The findings demonstrate a gut-brain-adipose hormonal axis that translates nutrient detection into nutrient-specific appetites. Gut-derived NPF acts as a sugar-induced satiety hormone in mated female Drosophila, shifting feeding away from sugar and towards protein. Mechanistically, NPF release from EECs requires sugar sensing via Sut2 and involves Mondo/ChREBP, and NPF signals through NPFR on APCs to repress AKH release. AKH, traditionally a generic hunger hormone, is shown here to specifically promote sugar appetite and suppress protein intake. NPF also modulates metabolism by acting on fat body NPFR to promote energy storage and oppose AKH-driven mobilization. This axis operates downstream of mating-induced SP/SPR signalling, thereby explaining mating-associated increases in protein appetite. The work aligns Drosophila NPF with mammalian NPY-family gut peptides (notably PYY) and suggests conserved principles whereby gut hormones mediate macronutrient-specific satiety and food choice.
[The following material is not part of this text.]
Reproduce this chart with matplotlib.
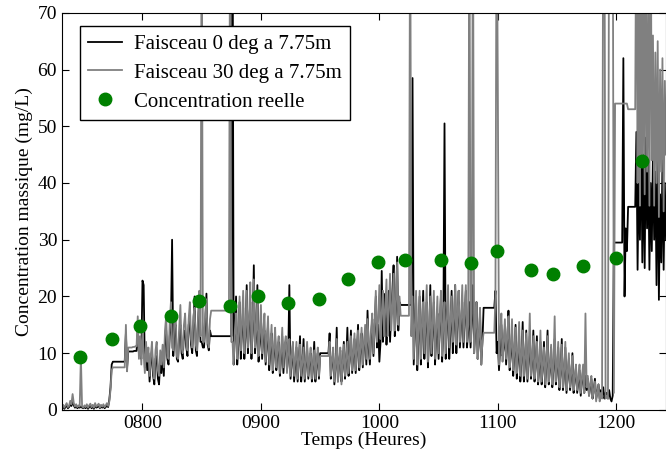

This study identifies gut-derived NPF as a key sugar satiety hormone that suppresses sugar appetite and promotes protein intake in mated female Drosophila by repressing AKH signalling and modulating adipose metabolism. It delineates a multi-level NPF–AKH axis (gut EECs → APCs → fat body) integrating nutrient sensing (via Sut2 and Mondo/ChREBP) with behavioural choice. The work reveals a sex- and mating-dependent regulatory circuit for nutrient-specific appetite and reframes AKH as a driver of sugar-specific hunger. Given NPF’s homology to mammalian NPY-family peptides and Sut2’s homology to human GLUT7, these findings point to conserved mechanisms and potential therapeutic targets to modulate nutrient-specific appetites. Future research should examine whether mammalian intestinal GLUT7 influences gut hormone secretion and whether human PYY or related pathways specifically regulate sugar vs protein appetite.